Programs can inspect and set the suspend character with two new tty
ioctls: TIOCGLTC and TIOCSLTC, both defined in <sys/ioctl.h>. In both
cases the argument points to a ``struct ltchars'' (defined in the same
place), which contains a char t_suspc specifying the suspend character.

As a matter of fact, under BSD there are several other local terminal
characters (that's what ltchars stands for), notably t_dsuspc. The
delayed suspend character (typically ^Y) is supposed to act like the
suspend character but only when a process actually reads it. However,
several operating system releases from Sun simply don't do this. They
pass dsusp through like any other character. Given that almost nobody
ever notices this bug, let alone complains about it, I don't think
there's any point in bothering to implement the character.


6. I/O-generated signals

There's another side to the job control user interface: namely, several
processes (or pipelines---in general, ``jobs'') can read and write the
tty at once. The job-control shell places each pipeline into a separate
process group, and when any job except the foreground job reads from the
tty, it is stopped until the user decides to give it input. This is much
more flexible than cutting background processes off from the tty
permanently, as non-job-control shells do.

More precisely, if a process reads from a tty, and its process group is
not the foreground process group of the tty, then its process group is
sent a SIGTTIN signal. As an exception, if that process is blocking or
ignoring SIGTTIN, no signal is generated. Instead, the read returns -1
with errno of EIO. ``Reading'' here includes only read(), not the
various tty ioctls which inspect tty structures; while there are some
benefits of generating SIGTTIN for the latter, this turns out to be too
restrictive for many applications. (There is an ioctl, TIOCSTI, which is
also lumped with ``reading,'' but a full discussion of TIOCSTI would be
too long for this paper.
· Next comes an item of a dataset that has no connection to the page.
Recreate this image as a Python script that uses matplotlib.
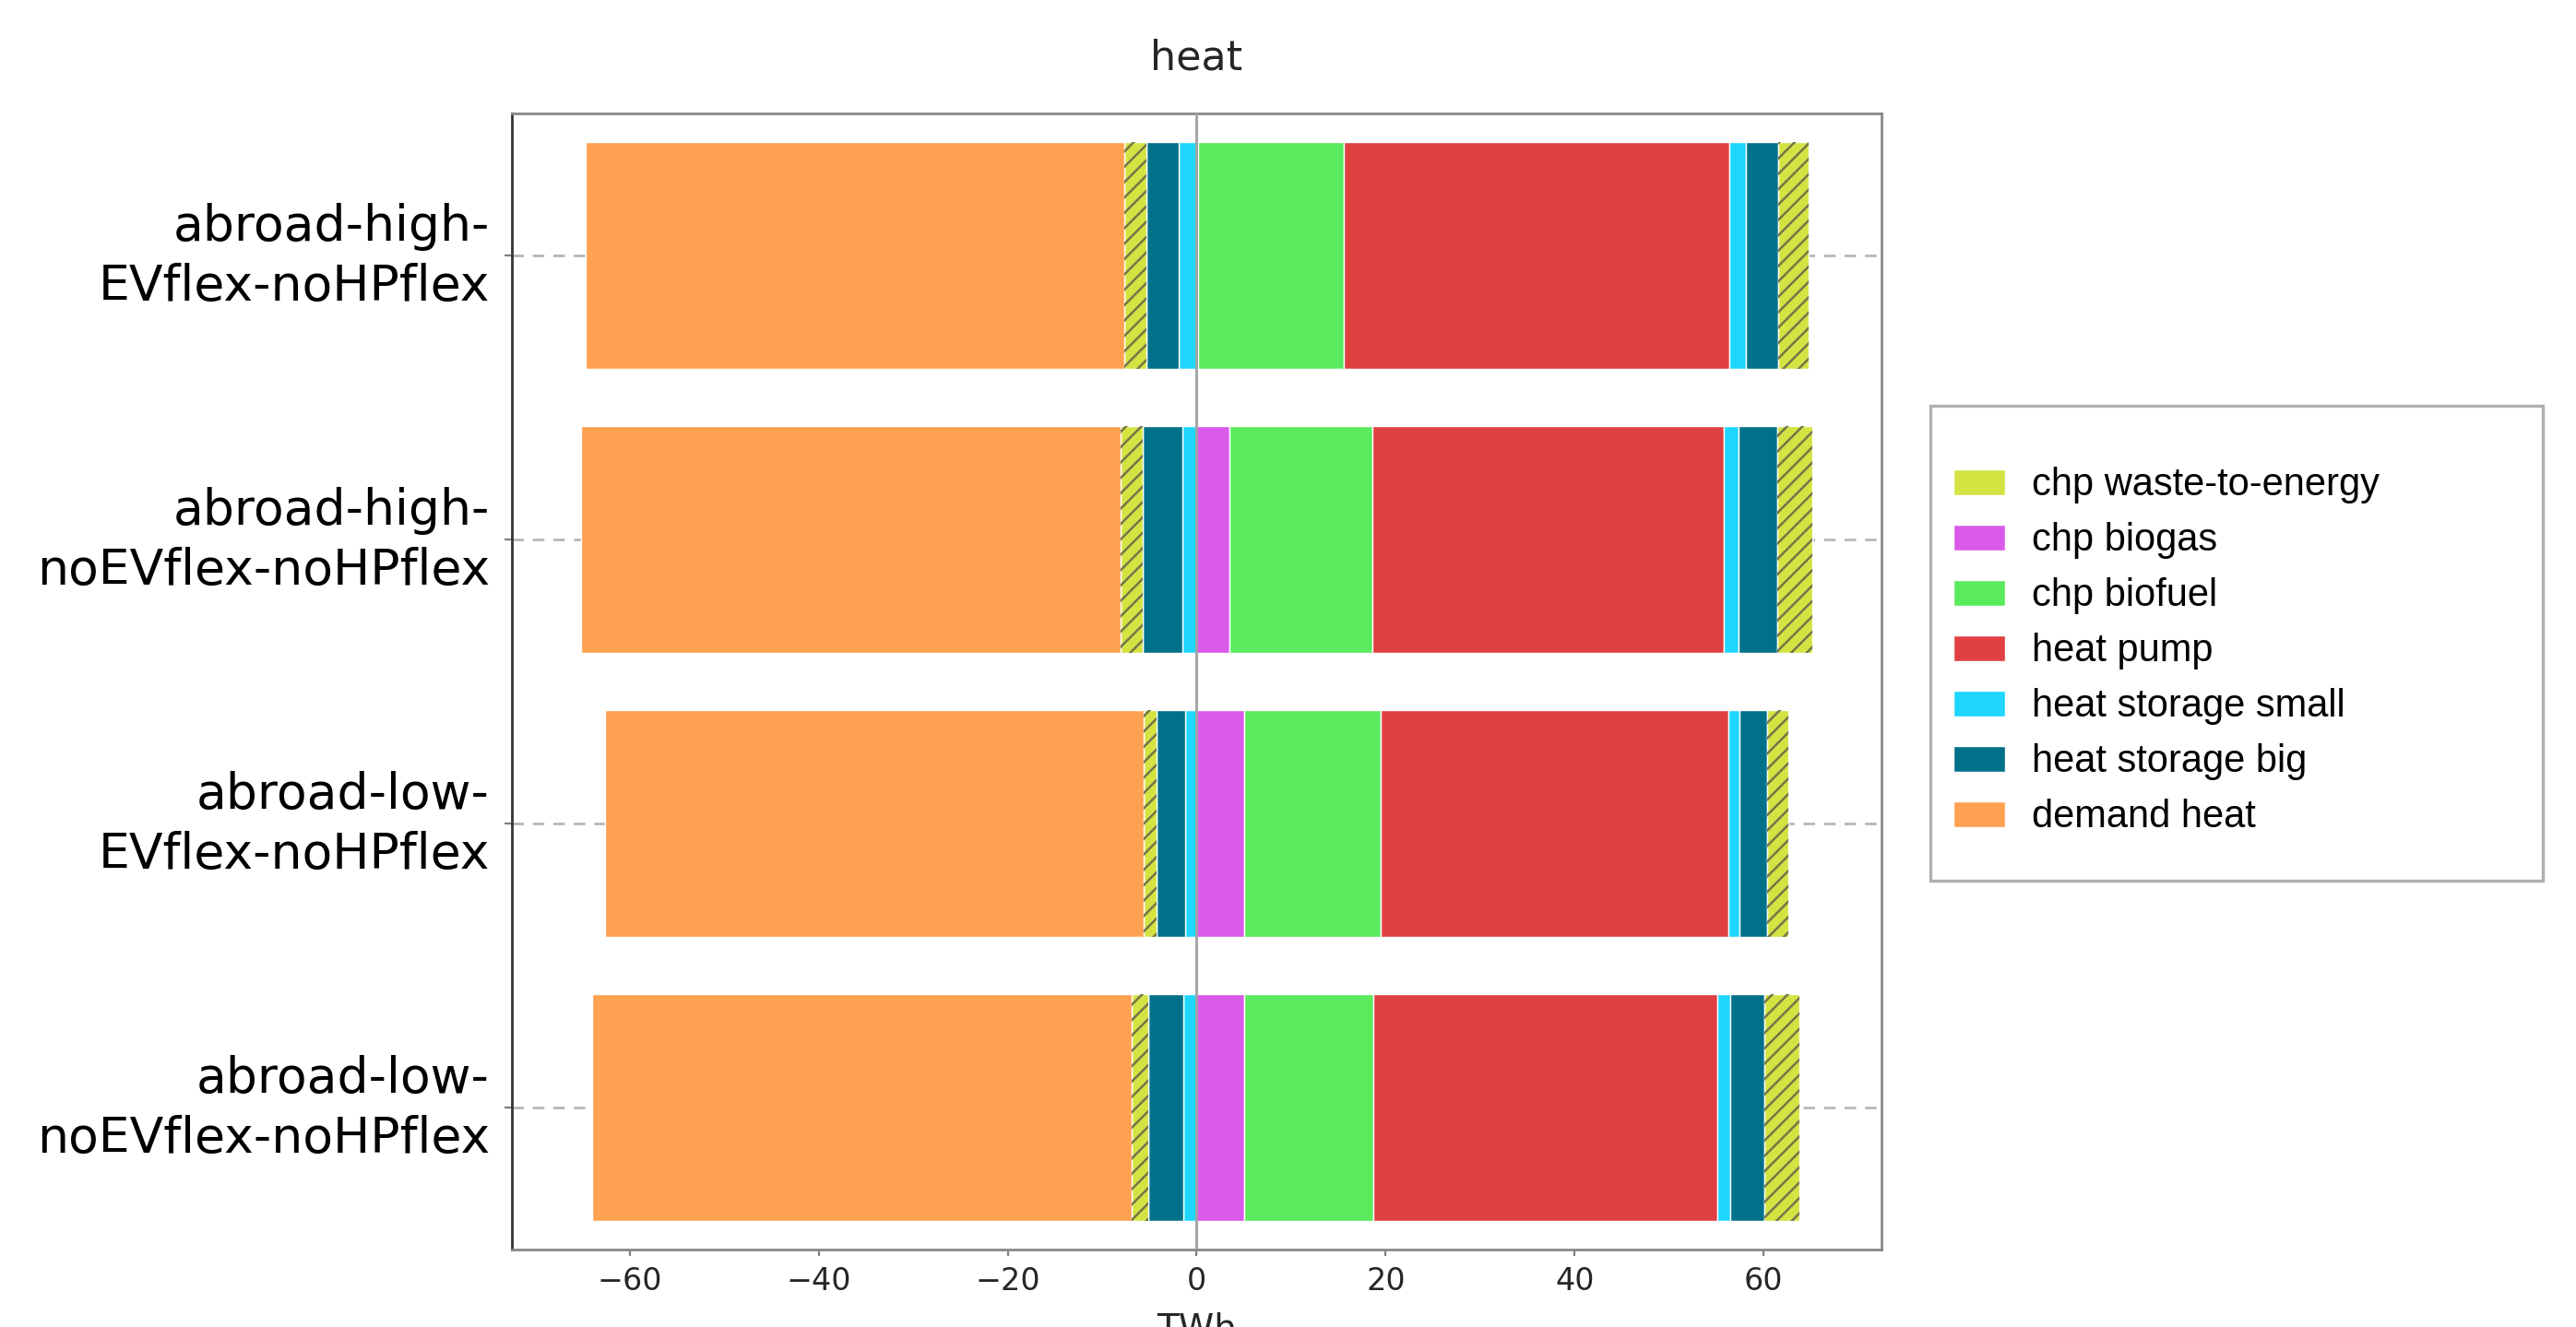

It's not an important enough ioctl to bother
with.)

If a process writes to a tty, and its process group is not the
foreground process group of the tty, then its process group is sent a
SIGTTOU signal. As an exception, if that process is blocking or ignoring
SIGTTOU, no signal is generated and it is allowed to produce output.
This time, ``write'' includes not only write() but also any other
operations which affect the tty in any way. (Under BSD there is a tty
mode, LTOSTOP, which when disabled turns off TTOU for write() but not
for other operations. This is not absolutely necessary, but if you have
any free time you should implement stty tostop to turn LTOSTOP on and
stty -tostop to turn it off. The internal interface is unimportant as
long as the user can select his favorite behavior.)

None of the above apply to operations by a process in process group 0.
Process group 0 must never, ever, be sent I/O-generated signals. The
simplest course of action here is to let all operations from process
group 0 succeed. (What actually happens in this case isn't too
important, as long as processes like getty can open a tty and start
programs on the tty. Most BSD-derived systems set process group to pid
when a process in process group 0 opens a tty; this behavior is not
necessary. Note that if a process in process group 0 reads from a tty
while a shell is still reading from it, the two read()s will compete for
terminal input.)

Notice that if a process can join an arbitrary process group, it can
cause SIGTTOU and SIGTTIN to be sent to other process. So it's important
for security that processes' process groups be controlled.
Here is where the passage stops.